If you need longer to complete a task, take longer. Maybe don't rigidly try to fit everything into 30 minute schedule windows like you do, Ruby. But spending longer doing something you don't enjoy won't magically make you enjoy it. Some things aren't there to be enjoyed. It's called "work." You should try it sometime. And it says a lot about you that even the things you think you're supposed to enjoy are considered "tasks."
"If you're writing an essay, you should always spend an extra hour more than you need to make sure you enjoy the process of essay writing."
Ruby pulls out a second breakfast. It looks a bit more like a full breakfast than her usual tiny portions. She also has her "acting" voice on as she makes a point to show how much there is, so we know there's some bullshit going on.

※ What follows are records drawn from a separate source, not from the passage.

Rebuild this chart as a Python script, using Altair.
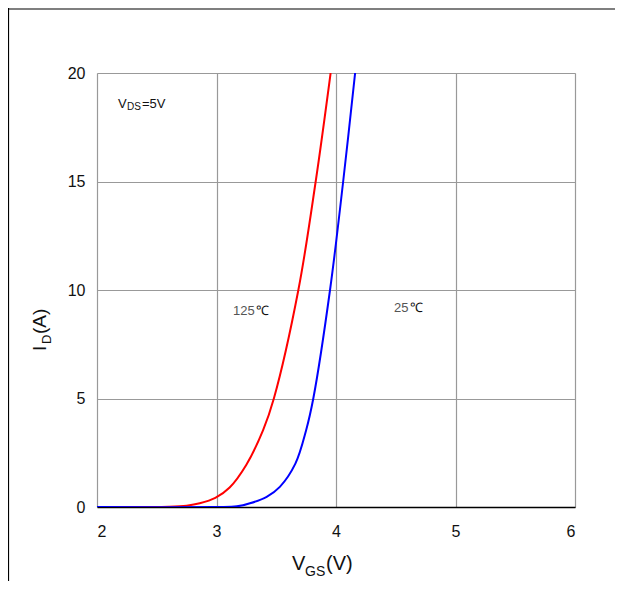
import altair as alt
import pandas as pd

# 125°C curve (red)
v_125 = [2.0, 2.4, 2.6, 2.75, 2.86, 2.99, 3.11, 3.25, 3.39, 3.48, 3.685, 3.83, 3.955]
i_125 = [0.0, 0.0, 0.01, 0.06, 0.17, 0.42, 0.9, 1.95, 3.54, 5.0, 10.0, 15.0, 20.0]
# 25°C curve (blue)
v_25 = [2.0, 3.0, 3.17, 3.28, 3.42, 3.53, 3.66, 3.75, 3.81, 3.95, 4.06, 4.16]
i_25 = [0.0, 0.0, 0.03, 0.17, 0.47, 0.93, 2.0, 3.54, 5.0, 10.0, 15.0, 20.0]

x_ticks = [2, 3, 4, 5, 6]
y_ticks = [0, 5, 10, 15, 20]

rows = [{"vgs": v, "id": i, "series": "125", "order": k} for k, (v, i) in enumerate(zip(v_125, i_125))]
rows += [{"vgs": v, "id": i, "series": "25", "order": k} for k, (v, i) in enumerate(zip(v_25, i_25))]
df = pd.DataFrame(rows)

W, H = 478, 434
FONT = "Liberation Sans"

xscale = alt.Scale(domain=[2, 6], nice=False)
yscale = alt.Scale(domain=[0, 20], nice=False)

lines = alt.Chart(df).mark_line(strokeWidth=2, interpolate="catmull-rom", clip=True).encode(
    x=alt.X("vgs:Q", scale=xscale,
            axis=alt.Axis(values=x_ticks, title=None, grid=True, gridColor="#999999", gridWidth=1.2,
                          domainColor="#000000", domainWidth=1.5, ticks=False, labelPadding=16,
                          labelFontSize=16, labelFont=FONT, labelColor="#111111", format="d")),
    y=alt.Y("id:Q", scale=yscale,
            axis=alt.Axis(values=y_ticks, title=None, grid=True, gridColor="#999999", gridWidth=1.2,
                          domain=False, ticks=False, labelPadding=12,
                          labelFontSize=16, labelFont=FONT, labelColor="#111111", format="d")),
    color=alt.Color("series:N", scale=alt.Scale(domain=["125", "25"], range=["#ff0000", "#0000ff"]), legend=None),
    order="order:Q",
)

one = pd.DataFrame({"a": [0]})

def txt(s, x, y, size, color="#111111", angle=0):
    kw = dict(align="left", baseline="alphabetic", fontSize=size, font=FONT, color=color, text=s)
    if angle:
        kw["angle"] = angle
    return alt.Chart(one).mark_text(**kw).encode(x=alt.value(x), y=alt.value(y))

texts = [
    # V_DS=5V
    txt("V", 21, 35, 13),
    txt("DS", 30, 37, 10),
    txt("=5V", 45, 35, 13),
    # temperatures
    txt("125", 136, 242, 13, "#555555"),
    txt("℃", 159, 242, 13, "#111111"),
    txt("25", 297, 239, 13, "#555555"),
    txt("℃", 313, 239, 13, "#111111"),
    # x title
    txt("V", 195, 497, 20),
    txt("GS", 208, 503, 14),
    txt("(V)", 229, 497, 20),
    # y title
    txt("I", -51, 278, 19, angle=270),
    txt("D", -46, 271, 13, angle=270),
    txt("(A)", -51, 261, 19, angle=270),
]

frame_top = alt.Chart(one).mark_rule(color="#000000", strokeWidth=1.2).encode(
    x=alt.value(-89), x2=alt.value(518), y=alt.value(-64))
frame_left = alt.Chart(one).mark_rule(color="#000000", strokeWidth=1.2).encode(
    x=alt.value(-88.5), y=alt.value(-65), y2=alt.value(508))

chart = alt.layer(frame_top, frame_left, lines, *texts).properties(
    width=W, height=H,
    autosize=alt.AutoSizeParams(type="none"),
    padding={"left": 89, "top": 65, "right": 40, "bottom": 74},
).configure_view(stroke="#999999", strokeWidth=1.2).configure(background="#ffffff")

chart.save("out.html", embed_options={"renderer": "svg", "actions": False})
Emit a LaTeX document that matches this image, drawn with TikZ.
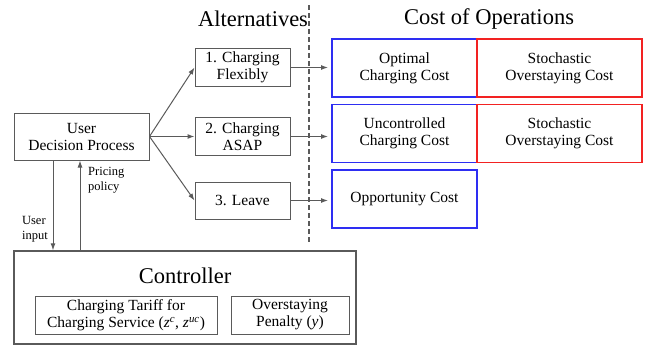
\documentclass[tikz,border=0pt]{standalone}
\usepackage{fontspec}
\setmainfont{LiberationSerif}[Extension=.ttf,UprightFont=*-Regular,ItalicFont=*-Italic,BoldFont=*-Bold,BoldItalicFont=*-BoldItalic]
\usetikzlibrary{positioning,arrows.meta}
\definecolor{linegray}{HTML}{5A5A5A}
\definecolor{costblue}{HTML}{2E2EF2}
\definecolor{costred}{HTML}{F22222}

\begin{document}
\begin{tikzpicture}[x=1pt,y=-1pt,node distance=0pt, % pixel-like units
    box/.style={draw=linegray,line width=1pt,align=center,inner sep=0pt,font=\fontsize{15.5}{17}\selectfont},
    altbox/.style={box,minimum width=95pt,minimum height=38pt},
    costbox/.style={box,line width=1.5pt,outer sep=0pt,minimum height=58pt},
    bluebox/.style={costbox,draw=costblue,minimum width=145pt},
    redbox/.style={costbox,draw=costred,minimum width=165pt},
    header/.style={font=\fontsize{22.5}{24}\selectfont},
    lbl/.style={align=left,inner sep=0pt,font=\fontsize{12.5}{15}\selectfont},
    arr/.style={draw=linegray,line width=1pt,-{Latex[length=7pt,width=5pt]}}]
    \useasboundingbox (0,0) rectangle (645,346);
    % Headers and separator
    \node[header] (alt) at (253,19) {Alternatives};
    \node[header] (cost) at (489,19) {Cost of Operations};
    \draw[linegray,line width=1.3pt,dash pattern=on 5pt off 3pt] (309,5) -- (309,243);
    % User side
    \node[box,minimum width=135pt,minimum height=47pt] (udp) at (81.5,136.5) {User\\Decision Process};
    % Alternatives
    \node[altbox] (a1) at (242.5,67.5) {1. Charging\\Flexibly};
    \node[altbox] (a2) at (242.5,136.5) {2. Charging\\ASAP};
    \node[altbox,minimum height=37pt] (a3) at (242.5,200.5) {3. Leave};
    % Costs
    \node[bluebox] (c1) at (404.5,68) {Optimal\\Charging Cost};
    \node[redbox,right=of c1] (s1) {Stochastic\\Overstaying Cost};
    \node[bluebox] (c2) at (404.5,133.5) {Uncontrolled\\Charging Cost};
    \node[redbox,right=of c2] (s2) {Stochastic\\Overstaying Cost};
    \node[bluebox] (c3) at (404.5,199) {Opportunity Cost};
    % Controller
    \node[box,line width=1.3pt,minimum width=342pt,minimum height=93pt] (ctrl) at (185,297.5) {};
    \node[header] (ctrltitle) at (185,276) {Controller};
    \node[box,minimum width=182pt,minimum height=38pt] (tariff) at (126,315)
        {Charging Tariff for\\Charging Service (\textit{z}\textsuperscript{\textit{c}}, \textit{z}\textsuperscript{\textit{uc}})};
    \node[box,minimum width=118pt,minimum height=38pt] (penalty) at (290,315) {Overstaying\\Penalty (\textit{y})};
    % Connectors
    \draw[arr] (udp.east) -- (a1.west);
    \draw[arr] (udp.east) -- (a2.west);
    \draw[arr] (udp.east) -- (a3.west);
    \draw[arr,shorten >=4pt] (a1.east) -- (a1.east -| c1.west);
    \draw[arr,shorten >=4pt] (a2.east) -- (a2.east -| c2.west);
    \draw[arr,shorten >=4pt] (a3.east) -- (a3.east -| c3.west);
    \coordinate (uin) at (53,0);
    \coordinate (pout) at (80,0);
    \draw[arr] (udp.south -| uin) -- (ctrl.north -| uin);
    \draw[arr] (ctrl.north -| pout) -- (udp.south -| pout);
    \node[lbl,anchor=east] (uinlbl) at (48,229) {User\\input};
    \node[lbl,anchor=west] (poutlbl) at (88,180) {Pricing\\policy};
\end{tikzpicture}
\end{document}
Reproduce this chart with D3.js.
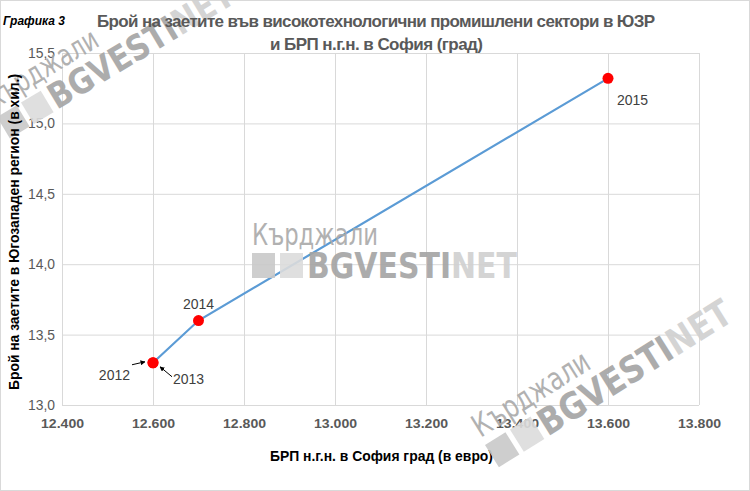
<!DOCTYPE html>
<html>
<head>
<meta charset="utf-8">
<script src="https://cdn.jsdelivr.net/npm/d3@7"></script>
<style>
  body { margin: 0; background: #fff; }
  svg { display: block; }
  .tick text { fill: #595959; }
</style>
</head>
<body>
<svg width="750" height="491"></svg>
<script>
const years = ['2012', '2013', '2014', '2015'];
const gdp = [12600, 12600, 12700, 13600];          // БРП н.г.н., евро
const employed = [13.3, 13.3, 13.6, 15.32];        // хил. заети
const xTicks = [12400, 12600, 12800, 13000, 13200, 13400, 13600, 13800];
const yTicks = [13.0, 13.5, 14.0, 14.5, 15.0, 15.5];

const svg = d3.select('svg');
const width = +svg.attr('width');
const height = +svg.attr('height');

const narrow = '"Liberation Sans Narrow", "DejaVu Sans Condensed", Arial, sans-serif';
const arial = '"Liberation Sans", Arial, sans-serif';

const margin = { top: 53, right: 51, bottom: 86, left: 62 };
const innerWidth = width - margin.left - margin.right;
const innerHeight = height - margin.top - margin.bottom;

// bg-locale: "12.400", "13,5"
const bg = d3.formatLocale({ decimal: ',', thousands: '.', grouping: [3], currency: ['', ''] });

const xScale = d3.scaleLinear().domain([12400, 13800]).range([0, innerWidth]);
const yScale = d3.scaleLinear().domain([13, 15.5]).range([innerHeight, 0]);

svg.append('rect')
    .attr('x', 0.5).attr('y', 0.5)
    .attr('width', width - 1).attr('height', height - 1)
    .attr('fill', '#fff').attr('stroke', '#d9d9d9');

const g = svg.append('g')
    .attr('transform', `translate(${margin.left},${margin.top})`);

// grid
const xAxisG = g.append('g')
    .attr('transform', `translate(0,${innerHeight})`)
    .call(d3.axisBottom(xScale).tickValues(xTicks)
        .tickFormat(bg.format(',.0f'))
        .tickSize(-innerHeight).tickPadding(14));
xAxisG.select('.domain').remove();
xAxisG.selectAll('.tick line').attr('stroke', '#d9d9d9');
xAxisG.selectAll('.tick text')
    .attr('font-family', arial).attr('font-size', 13).attr('font-weight', 'bold')
    .attr('textLength', 43).attr('lengthAdjust', 'spacingAndGlyphs');

const yAxisG = g.append('g')
    .call(d3.axisLeft(yScale).tickValues(yTicks)
        .tickFormat(bg.format('.1f'))
        .tickSize(-innerWidth).tickPadding(7));
yAxisG.select('.domain').remove();
yAxisG.selectAll('.tick line').attr('stroke', '#d9d9d9');
yAxisG.selectAll('.tick text')
    .attr('font-family', arial).attr('font-size', 14)
    .attr('textLength', 27).attr('lengthAdjust', 'spacingAndGlyphs');

// watermarks
const watermark = (x, y, angle, s) => {
    const w = svg.append('g')
        .attr('transform', `translate(${x},${y}) rotate(${angle}) scale(${s})`)
        .attr('opacity', 0.9);
    w.append('text')
        .attr('y', -8)
        .attr('font-family', narrow).attr('font-size', 30)
        .attr('textLength', 126).attr('lengthAdjust', 'spacingAndGlyphs')
        .attr('fill', '#a9a9a9')
        .text('Кърджали');
    w.append('rect').attr('width', 23).attr('height', 25).attr('fill', '#c9c9c9');
    w.append('rect').attr('x', 28).attr('width', 23).attr('height', 25).attr('fill', '#dcdcdc');
    const t = w.append('text')
        .attr('x', 55).attr('y', 25)
        .attr('font-family', narrow).attr('font-size', 35).attr('font-weight', 'bold')
        .attr('textLength', 210).attr('lengthAdjust', 'spacingAndGlyphs');
    t.append('tspan').attr('fill', '#a4a4a4').text('BGVESTI');
    t.append('tspan').attr('fill', '#d0d0d0').text('NET');
};
watermark(252, 253, 0, 1);
watermark(-3, 117, -31, 1);
watermark(485, 445, -32, 1.05);

// line and points
const pts = years.map((yr, i) => ({ year: yr, x: gdp[i], y: employed[i] }));

g.append('path')
    .datum(pts)
    .attr('fill', 'none')
    .attr('stroke', '#5b9bd5')
    .attr('stroke-width', 2.2)
    .attr('d', d3.line().x(d => xScale(d.x)).y(d => yScale(d.y)));

g.selectAll('circle').data(pts)
    .enter().append('circle')
        .attr('cx', d => xScale(d.x))
        .attr('cy', d => yScale(d.y))
        .attr('r', 5.5)
        .attr('fill', '#ff0000');

// year labels, offset from their point
const labelPos = {
    '2012': { dx: -23, dy: 17, anchor: 'end' },
    '2013': { dx: 20, dy: 21, anchor: 'start' },
    '2014': { dx: 0, dy: -12, anchor: 'middle' },
    '2015': { dx: 9, dy: 27, anchor: 'start' }
};
g.selectAll('.yr').data(pts)
    .enter().append('text')
        .attr('class', 'yr')
        .attr('x', d => xScale(d.x) + labelPos[d.year].dx)
        .attr('y', d => yScale(d.y) + labelPos[d.year].dy)
        .attr('text-anchor', d => labelPos[d.year].anchor)
        .attr('font-family', arial).attr('font-size', 14)
        .attr('fill', '#404040')
        .text(d => d.year);

// small arrows for the overlapping 2012 / 2013 points
svg.append('defs').append('marker')
    .attr('id', 'arr')
    .attr('viewBox', '0 0 10 10')
    .attr('refX', 9).attr('refY', 5)
    .attr('markerWidth', 5).attr('markerHeight', 5)
    .attr('orient', 'auto')
    .append('path').attr('d', 'M0,0L10,5L0,10z').attr('fill', '#000');

const p0 = pts[0];
const ax = xScale(p0.x), ay = yScale(p0.y);
[[ax - 21, ay + 2, ax - 8, ay - 1], [ax + 19, ay + 14, ax + 7, ay + 4]].forEach(a => {
    g.append('line')
        .attr('x1', a[0]).attr('y1', a[1]).attr('x2', a[2]).attr('y2', a[3])
        .attr('stroke', '#000').attr('stroke-width', 1)
        .attr('marker-end', 'url(#arr)');
});

// titles
svg.append('text')
    .attr('x', 3).attr('y', 25)
    .attr('font-family', arial).attr('font-size', 13)
    .attr('font-weight', 'bold').attr('font-style', 'italic')
    .attr('textLength', 62).attr('lengthAdjust', 'spacingAndGlyphs')
    .attr('fill', '#000')
    .text('Графика 3');

const title = svg.append('text')
    .attr('font-family', arial).attr('font-size', 17).attr('font-weight', 'bold')
    .attr('lengthAdjust', 'spacingAndGlyphs')
    .attr('fill', '#595959');
title.append('tspan').attr('x', 97).attr('y', 27)
    .attr('textLength', 558)
    .text('Брой на заетите във високотехнологични промишлени сектори в ЮЗР');
title.append('tspan').attr('x', 270).attr('y', 50)
    .attr('textLength', 213)
    .text('и БРП н.г.н. в София (град)');

g.append('text')
    .attr('x', 270 - margin.left)
    .attr('y', innerHeight + 56)
    .attr('font-family', arial).attr('font-size', 14).attr('font-weight', 'bold')
    .attr('textLength', 223).attr('lengthAdjust', 'spacingAndGlyphs')
    .attr('fill', '#000')
    .text('БРП н.г.н. в София град (в евро)');

svg.append('text')
    .attr('transform', `translate(19,390) rotate(-90)`)
    .attr('font-family', arial).attr('font-size', 14).attr('font-weight', 'bold')
    .attr('textLength', 316).attr('lengthAdjust', 'spacingAndGlyphs')
    .attr('fill', '#000')
    .text('Брой на заетите в Югозападен регион (в хил.)');
</script>
</body>
</html>
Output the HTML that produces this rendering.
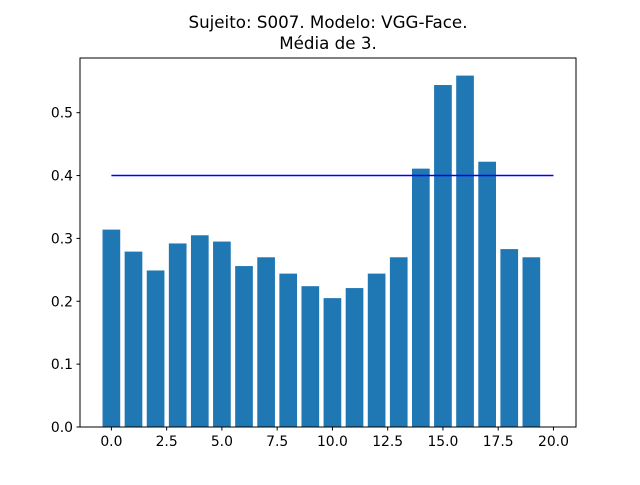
<!DOCTYPE html>
<html><head><meta charset="utf-8"><style>
body{margin:0;background:#fff;}
svg text{font-family:"DejaVu Sans","Liberation Sans",sans-serif;}
</style></head><body>
<svg id="chart" width="640" height="480">
<rect width="640" height="480" fill="#fff"/>
<text x="328" y="28" font-size="16.7" text-anchor="middle">Sujeito: S007. Modelo: VGG-Face.</text>
<text x="328" y="49" font-size="16.7" text-anchor="middle">Média de 3.</text>
<g id="marks"></g>
<rect x="80" y="58" width="496" height="369" fill="none" stroke="#000" stroke-width="1"/>
</svg>
<script>
const categories=[0,1,2,3,4,5,6,7,8,9,10,11,12,13,14,15,16,17,18,19];
const values=[0.314,0.279,0.249,0.292,0.305,0.295,0.256,0.270,0.244,0.224,0.205,0.221,0.244,0.270,0.411,0.544,0.559,0.422,0.283,0.270];
const refValue=0.4;
const refStart=0, refEnd=20;
const xTicks=[0,2.5,5,7.5,10,12.5,15,17.5,20];
const xTickLabels=["0.0","2.5","5.0","7.5","10.0","12.5","15.0","17.5","20.0"];
const yTicks=[0,0.1,0.2,0.3,0.4,0.5];
const yTickLabels=["0.0","0.1","0.2","0.3","0.4","0.5"];
const L=80,R=576,T=58,B=427;
const xMin=-1.42,xMax=21.02,yMin=0,yMax=0.587;
const sx=v=>L+(v-xMin)/(xMax-xMin)*(R-L);
const sy=v=>B-(v-yMin)/(yMax-yMin)*(B-T);
const ns="http://www.w3.org/2000/svg";
const g=document.getElementById('marks');
function mk(t,a){const e=document.createElementNS(ns,t);for(const k in a)e.setAttribute(k,a[k]);g.appendChild(e);return e;}
categories.forEach((c,i)=>{
 const x0=sx(c-0.4),x1=sx(c+0.4);
 const r=mk('rect',{x:x0,y:sy(values[i]),width:x1-x0,height:sy(0)-sy(values[i]),fill:'#1f77b4'});
 
 
});
const ln=mk('line',{x1:sx(refStart),x2:sx(refEnd),y1:sy(refValue),y2:sy(refValue),stroke:'#0000ff','stroke-width':1.5});


xTicks.forEach((v,i)=>{
 const x=sx(v);
 const t=mk('line',{x1:x,x2:x,y1:B,y2:B+3.5,stroke:'#000'});
 
 
 const tx=mk('text',{x:x,y:B+19,'font-size':13.9,'text-anchor':'middle'});
 tx.textContent=xTickLabels[i];
 
 
});
yTicks.forEach((v,i)=>{
 const y=sy(v);
 const t=mk('line',{x1:L-3.5,x2:L,y1:y,y2:y,stroke:'#000'});
 
 
 const tx=mk('text',{x:L-7,y:y+5,'font-size':13.9,'text-anchor':'end'});
 tx.textContent=yTickLabels[i];
 
 
});
</script>
</body></html>
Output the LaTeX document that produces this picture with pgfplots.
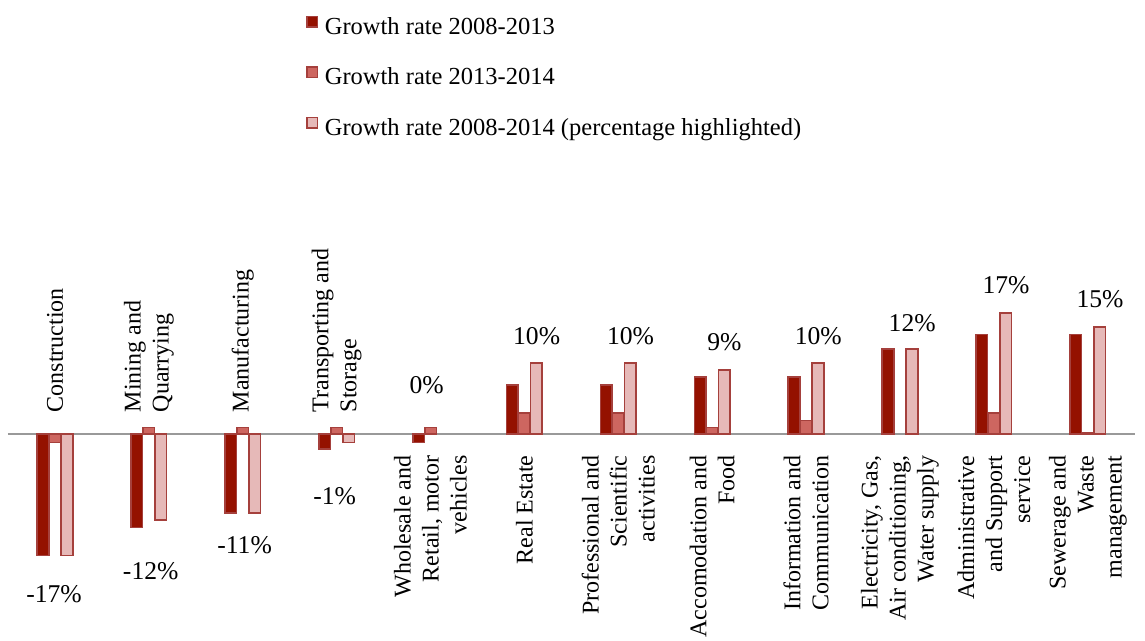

Sure enough, she tears her crumpet into ridiculously tiny pieces, eats a miniscule fraction of it along with a single raspberry, and that's it. Ruby, you're fooling no-one. This shit's blatant.
Also she claims to be eating while writing a letter. Because I know I love getting letters covered in the disgusting remnants of someone's partially-chewed food.
Outfits worn so far: Five.
"Also just realised I haven't put suncream on yet." Umm...you had a thick layer of it on your face in the previous shot, Rubes. See a doctor about memory loss.
Outfits worn so far: Six.
"So, after having the most
mindful morning..."
"Yes, I do change outfits multiple times a day. I change my outfits a lot."